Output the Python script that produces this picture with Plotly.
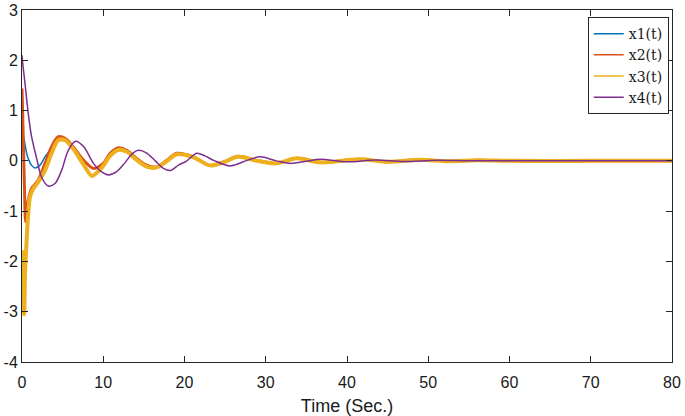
import plotly.graph_objects as go

# ---- data ----
t_x1 = [0, 0.16, 0.4, 0.57, 0.8, 1.18, 1.6, 2.2, 2.83, 3.44, 4.46, 5.3, 6.3, 7.6, 8.8, 10.0, 10.85,
        11.9, 12.9, 14.1, 15.4, 16.6, 17.8, 19.05, 21.1, 23.1, 24.8, 26.6, 28.9, 31.3, 33.8, 36.7,
        41.6, 45, 49, 52.5, 56, 60, 70, 80]
x1 = [0.58, 0.51, 0.3, 0.15, 0.03, -0.09, -0.14, -0.09, 0.08, 0.21, 0.44, 0.42, 0.26, 0.0, -0.15,
      -0.06, 0.14, 0.24, 0.2, 0.05, -0.09, -0.12, 0.01, 0.14, 0.07, -0.08, -0.02, 0.08, 0.01, -0.05,
      0.04, -0.03, 0.02, -0.015, 0.015, -0.01, 0.005, 0, 0, 0]

t_x2 = [0, 0.16, 0.3, 0.44, 0.6, 0.77, 1.18, 2.0, 2.83, 3.64, 4.46, 5.3, 6.3, 7.6, 8.8, 10.0, 10.85,
        11.9, 12.9, 14.1, 15.4, 16.6, 17.8, 19.05, 21.1, 23.1, 24.8, 26.6, 28.9, 31.3, 33.8, 36.7,
        41.6, 45, 49, 52.5, 56, 60, 70, 80]
x2 = [1.44, 0.41, -0.5, -1.21, -0.95, -0.78, -0.55, -0.38, -0.05, 0.28, 0.48, 0.45, 0.28, 0.01,
      -0.15, -0.05, 0.15, 0.26, 0.21, 0.05, -0.09, -0.12, 0.01, 0.15, 0.08, -0.09, -0.02, 0.09, 0.01,
      -0.05, 0.05, -0.03, 0.03, -0.02, 0.02, -0.01, 0.01, 0, 0, 0]

t_x3 = [0, 0.08, 0.16, 0.25, 0.37, 0.57, 0.77, 0.98, 1.39, 2.0, 2.83, 3.64, 4.46, 5.3, 6.3, 7.6, 8.6,
        9.3, 10.0, 10.85, 11.9, 12.9, 14.1, 15.4, 16.6, 17.8, 19.05, 21.1, 23.1, 24.8, 26.6, 28.9,
        31.3, 33.8, 36.7, 41.6, 45, 49, 52.5, 56, 60, 70, 80]
x3 = [-1.78, -2.5, -2.97, -3.05, -2.24, -1.58, -1.05, -0.72, -0.55, -0.42, -0.19, 0.15, 0.41, 0.41,
      0.24, -0.08, -0.3, -0.22, -0.1, 0.1, 0.22, 0.18, 0.02, -0.12, -0.13, -0.01, 0.13, 0.07, -0.09,
      -0.03, 0.08, 0.0, -0.05, 0.05, -0.03, 0.03, -0.02, 0.02, -0.01, 0.01, 0, 0, 0]

t_x4 = [0, 0.15, 0.37, 0.77, 1.18, 1.8, 2.4, 3.23, 4.06, 4.87, 5.7, 6.6, 7.6, 8.8, 9.8, 10.65, 11.6,
        12.6, 13.5, 14.3, 15.3, 16.4, 17.4, 18.3, 19.3, 20.2, 21.5, 22.5, 23.6, 25.6, 27.7, 29.3,
        31.3, 33.0, 35.0, 36.7, 40, 43.5, 47, 51, 55, 60, 70, 80]
x4 = [2.1, 1.85, 1.54, 0.94, 0.48, 0.05, -0.32, -0.50, -0.45, -0.19, 0.21, 0.39, 0.28, -0.05,
      -0.22, -0.28, -0.22, -0.05, 0.13, 0.21, 0.16, 0.0, -0.15, -0.19, -0.08, -0.01, 0.15, 0.1, 0.01,
      -0.1, 0.01, 0.08, 0.0, -0.05, -0.01, 0.03, -0.02, 0.015, -0.015, 0.01, 0, 0, 0, 0]

names = ["x1(t)", "x2(t)", "x3(t)", "x4(t)"]
colors = ["#0072BD", "#D95319", "#EDB120", "#7E2F8E"]
widths = [1.5, 3.0, 4.0, 1.5]

x_ticks = [0, 10, 20, 30, 40, 50, 60, 70, 80]
y_ticks = [-4, -3, -2, -1, 0, 1, 2, 3]
y_ticktext = [str(v) for v in y_ticks]

series = [(t_x1, x1), (t_x2, x2), (t_x3, x3), (t_x4, x4)]

fig = go.Figure()
for (tt, vv), nm, c, w in zip(series, names, colors, widths):
    fig.add_trace(go.Scatter(x=tt, y=vv, mode="lines", name=nm, showlegend=False,
                             line=dict(color=c, width=w, shape="spline", smoothing=0.9)))
# legend entries with thin lines
for nm, c in zip(names, colors):
    fig.add_trace(go.Scatter(x=[None], y=[None], mode="lines", name=nm,
                             line=dict(color=c, width=1.5)))

axis_common = dict(showline=True, mirror="ticks", linecolor="#262626", linewidth=1,
                   ticks="inside", ticklen=6, tickcolor="#262626", showgrid=False,
                   zeroline=False, automargin=False,
                   tickfont=dict(family="Liberation Sans, Arial", size=16, color="#1a1a1a"))

fig.update_xaxes(range=[0, 80], tickvals=x_ticks, ticklabelstandoff=6,
                 title=dict(text="Time (Sec.)", font=dict(family="Liberation Sans, Arial",
                                                          size=18, color="#1a1a1a"), standoff=9),
                 **axis_common)
fig.update_yaxes(range=[-4, 3], tickvals=y_ticks, ticktext=y_ticktext, **axis_common)

fig.update_layout(
    width=685, height=416,
    margin=dict(l=22, r=13, t=10, b=54),
    paper_bgcolor="white", plot_bgcolor="white",
    legend=dict(x=0.995, y=0.98, xanchor="right", yanchor="top",
                bgcolor="white", bordercolor="#262626", borderwidth=1,
                font=dict(family="DejaVu Serif", size=14, color="#1a1a1a"),
                tracegroupgap=0, itemwidth=30),
)

fig.write_html("out.html", config={"displayModeBar": False},
               post_script="document.body.style.margin='0';document.body.style.overflow='hidden';")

****

▸ WRITTEN PROBLEM: Wherever "with" shows up in a line, copy that line.

▸ ANSWER FOR THE TASK:
Output the Python script that produces this picture with Plotly.
# legend entries with thin lines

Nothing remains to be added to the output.